Source : Cour de Cass. Civile, Chambre commerciale, 4 novembre 2020, 16-28.281
Le titulaire d’une marque, « SAINT GERMAIN » déposée en décembre 2005 notamment pour désigner vins et spiritueux, a assigné en juin 2012 trois sociétés pour contrefaçon, celles-ci produisant et commercialisant une liqueur sous la dénomination « SAINT GERMAIN ».
La subtilité de cette action était constituée par le fait que le demandeur avait été définitivement déchu de ses droits portant sur sa marque à compter de mai 2011 pour défaut d’usage de celle-ci.
Malgré cela, il avait maintenu ses demandes contre ces 3 sociétés pour la période antérieure à cette déchéance, soit pour les faits antérieurs à mai 2011.
Les juges de 1ère instance puis d’appel ayant considéré que l’atteinte n’était pas démontrée, faute d’usage, le demandeur a formé un pourvoi.
Dans le cadre de son examen, la Haute Juridiction française saisit la Cour de Justice de l’Union Européenne (CJUE) par voie d’une question préjudicielle portant sur la possibilité d’invoquer une marque déchue dans le cadre d’une action en contrefaçon pour la période précédant sa déchéance.

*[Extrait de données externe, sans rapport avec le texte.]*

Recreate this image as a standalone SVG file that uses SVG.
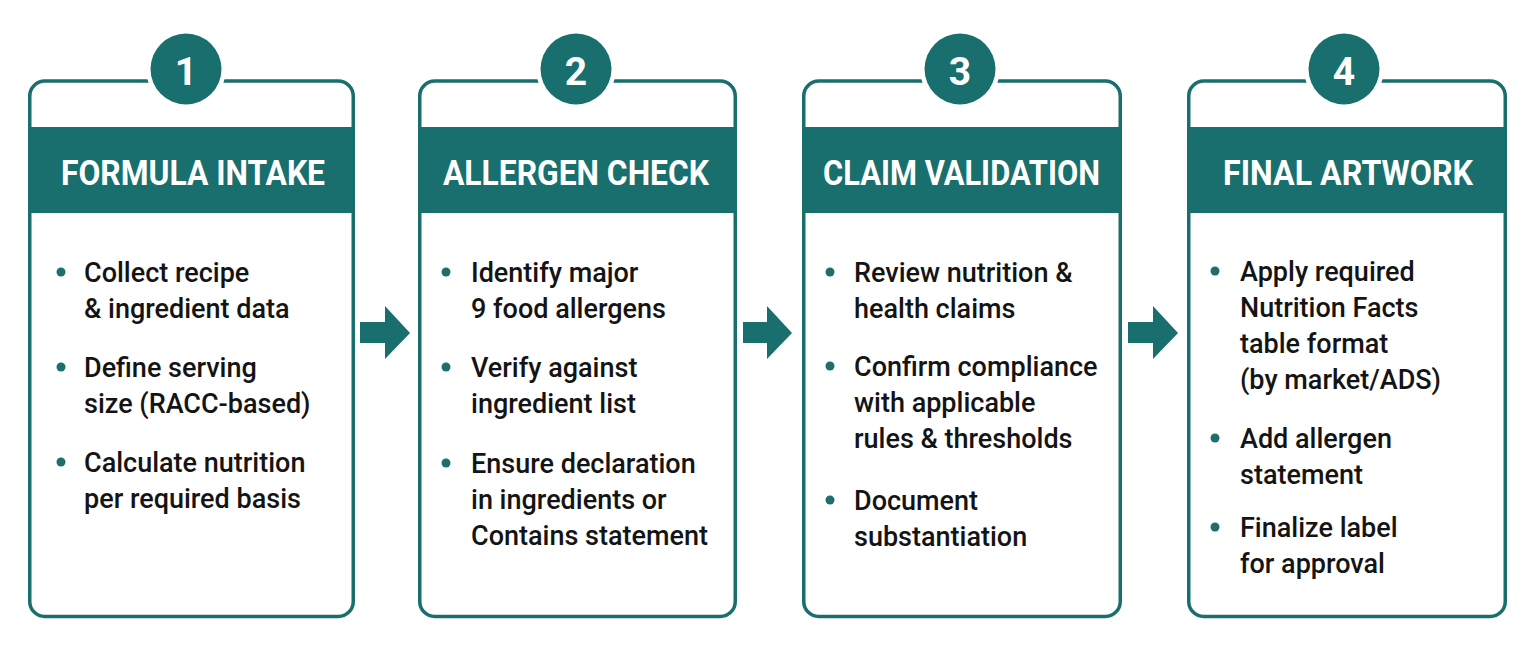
<svg xmlns="http://www.w3.org/2000/svg" width="1536" height="651" viewBox="0 0 1536 651">
<style>
.card{fill:#ffffff;stroke:#196f6d;stroke-width:3.5}
.band{fill:#196f6d}
.mask{fill:#ffffff}
.num{fill:#196f6d}
.numt{font-family:Roboto,"Liberation Sans",sans-serif;font-weight:700;font-size:39px;fill:#ffffff;text-anchor:middle}
.title{font-family:Roboto,"Liberation Sans",sans-serif;font-weight:700;font-size:35px;fill:#ffffff;text-anchor:middle}
.body{font-family:Roboto,"Liberation Sans",sans-serif;font-weight:500;font-size:27px;fill:#141414}
.dot{fill:#1d6f6e}
.arrow{fill:#196f6d}
</style>
<rect width="1536" height="651" fill="#ffffff"/>
<g id="connectors">
<polygon class="arrow" points="360,322 385,322 385,306 410,333 385,359 385,343 360,343"/>
<polygon class="arrow" points="743,322 767,322 767,306 792,333 767,359 767,343 743,343"/>
<polygon class="arrow" points="1128,322 1153,322 1153,306 1178,333 1153,359 1153,343 1128,343"/>
</g>
<g id="step1">
<rect class="card" x="29.75" y="81" width="323.5" height="535.5" rx="15"/>
<rect class="band" x="29.75" y="127" width="323.5" height="86"/>
<circle class="mask" cx="186" cy="69" r="40"/>
<circle class="num" cx="186" cy="69" r="35.5"/>
<text class="numt" x="186" y="85">1</text>
<text class="title" x="193" y="185" textLength="264" lengthAdjust="spacingAndGlyphs">FORMULA INTAKE</text>
<circle class="dot" cx="61" cy="272" r="4.5"/>
<text class="body" x="84" y="282">Collect recipe</text>
<text class="body" x="84" y="318">&amp; ingredient data</text>
<circle class="dot" cx="61" cy="367" r="4.5"/>
<text class="body" x="84" y="377">Define serving</text>
<text class="body" x="84" y="413">size (RACC-based)</text>
<circle class="dot" cx="61" cy="462" r="4.5"/>
<text class="body" x="84" y="472">Calculate nutrition</text>
<text class="body" x="84" y="508">per required basis</text>
</g>
<g id="step2">
<rect class="card" x="419.75" y="81" width="315.5" height="535.5" rx="15"/>
<rect class="band" x="419.75" y="127" width="315.5" height="86"/>
<circle class="mask" cx="576" cy="69" r="40"/>
<circle class="num" cx="576" cy="69" r="35.5"/>
<text class="numt" x="576" y="85">2</text>
<text class="title" x="576" y="185" textLength="266" lengthAdjust="spacingAndGlyphs">ALLERGEN CHECK</text>
<circle class="dot" cx="446" cy="272" r="4.5"/>
<text class="body" x="471" y="282">Identify major</text>
<text class="body" x="471" y="318">9 food allergens</text>
<circle class="dot" cx="446" cy="367" r="4.5"/>
<text class="body" x="471" y="377">Verify against</text>
<text class="body" x="471" y="413">ingredient list</text>
<circle class="dot" cx="446" cy="463" r="4.5"/>
<text class="body" x="471" y="473">Ensure declaration</text>
<text class="body" x="471" y="509">in ingredients or</text>
<text class="body" x="471" y="545">Contains statement</text>
</g>
<g id="step3">
<rect class="card" x="803.75" y="81" width="316.5" height="535.5" rx="15"/>
<rect class="band" x="803.75" y="127" width="316.5" height="86"/>
<circle class="mask" cx="960" cy="69" r="40"/>
<circle class="num" cx="960" cy="69" r="35.5"/>
<text class="numt" x="960" y="85">3</text>
<text class="title" x="961.5" y="185" textLength="277" lengthAdjust="spacingAndGlyphs">CLAIM VALIDATION</text>
<circle class="dot" cx="830" cy="272" r="4.5"/>
<text class="body" x="854" y="282">Review nutrition &amp;</text>
<text class="body" x="854" y="318">health claims</text>
<circle class="dot" cx="830" cy="366" r="4.5"/>
<text class="body" x="854" y="376">Confirm compliance</text>
<text class="body" x="854" y="412">with applicable</text>
<text class="body" x="854" y="448">rules &amp; thresholds</text>
<circle class="dot" cx="830" cy="500" r="4.5"/>
<text class="body" x="854" y="510">Document</text>
<text class="body" x="854" y="546">substantiation</text>
</g>
<g id="step4">
<rect class="card" x="1188.75" y="81" width="316.5" height="535.5" rx="15"/>
<rect class="band" x="1188.75" y="127" width="316.5" height="86"/>
<circle class="mask" cx="1344" cy="69" r="40"/>
<circle class="num" cx="1344" cy="69" r="35.5"/>
<text class="numt" x="1344" y="85">4</text>
<text class="title" x="1348" y="185" textLength="250" lengthAdjust="spacingAndGlyphs">FINAL ARTWORK</text>
<circle class="dot" cx="1215" cy="271" r="4.5"/>
<text class="body" x="1240" y="281">Apply required</text>
<text class="body" x="1240" y="317">Nutrition Facts</text>
<text class="body" x="1240" y="353">table format</text>
<text class="body" x="1240" y="389">(by market/ADS)</text>
<circle class="dot" cx="1215" cy="438" r="4.5"/>
<text class="body" x="1240" y="448">Add allergen</text>
<text class="body" x="1240" y="484">statement</text>
<circle class="dot" cx="1215" cy="527" r="4.5"/>
<text class="body" x="1240" y="537">Finalize label</text>
<text class="body" x="1240" y="573">for approval</text>
</g>
</svg>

Dans un arrêt en date du 26 mars 2020 (affaire C-622/18), la CJUE laisse toute latitude aux Etats membres pour permettre au « titulaire d’une marque déchu de ses droits à l’expiration du délai de cinq ans à compter de son enregistrement pour ne pas avoir fait de cette marque un usage sérieux dans l’État membre concerné pour les produits ou les services pour lesquels elle avait été enregistrée » de conserver « le droit de réclamer l’indemnisation du préjudice subi en raison de l’usage, par un tiers, antérieurement à la date d’effet de la déchéance, d’un signe similaire pour des produits ou des services identiques ou similaires prêtant à confusion avec sa marque ».
La CJUE précise en outre « qu’il convenait d’apprécier, au cours de la période de cinq ans suivant l’enregistrement de la marque, l’étendue du droit exclusif conféré au titulaire, en se référant aux éléments résultant de l’enregistrement de la marque et non pas par rapport à l’usage que le titulaire a pu faire de cette marque pendant cette période ».
Dans son arrêt du 4 novembre 2020, La Cour de cassation s’inscrit dans la droite ligne de cette réponse apportée par la juridiction européenne, considérant que la déchéance d’une marque ne produit ses effets qu’à l’expiration d’une période ininterrompue de cinq ans sans usage sérieux, son titulaire étant en droit de se prévaloir de l’atteinte portée à ses droits sur la marque au titre d’actes de contrefaçon intervenus avant sa déchéance.
Ainsi, aucun usage de la marque antérieure n’a besoin d’être démontré pour agir en contrefaçon si la marque est enregistrée depuis moins de 5 ans, seul un risque de confusion dans l’esprit du public visé doit être démontré.
Cette référence à ce délai de 5 années renvoie aux dispositions de l’article L.714-5 du Code de la propriété intellectuelle suivant lesquelles « encourt la déchéance de ses droits le titulaire de la marque qui, sans justes motifs, n’en a pas fait un usage sérieux, pour les produits ou services pour lesquels la marque est enregistrée, pendant une période ininterrompue de cinq ans ».
Quant à la réparation du préjudice, il est probable que la Cour de renvoi fixe une indemnisation a minima, dès lors que la marque n’a pas été exploitée.
En effet, en application de l’article L.716-14 du Code de la propriété intellectuelle, le montant alloué s’appuie notamment sur les conséquences économiques négatives de la contrefaçon, dont le manque à gagner et la perte subis par la partie lésée.
En l’occurrence, celles-ci apparaissent bien minces, voire inexistantes.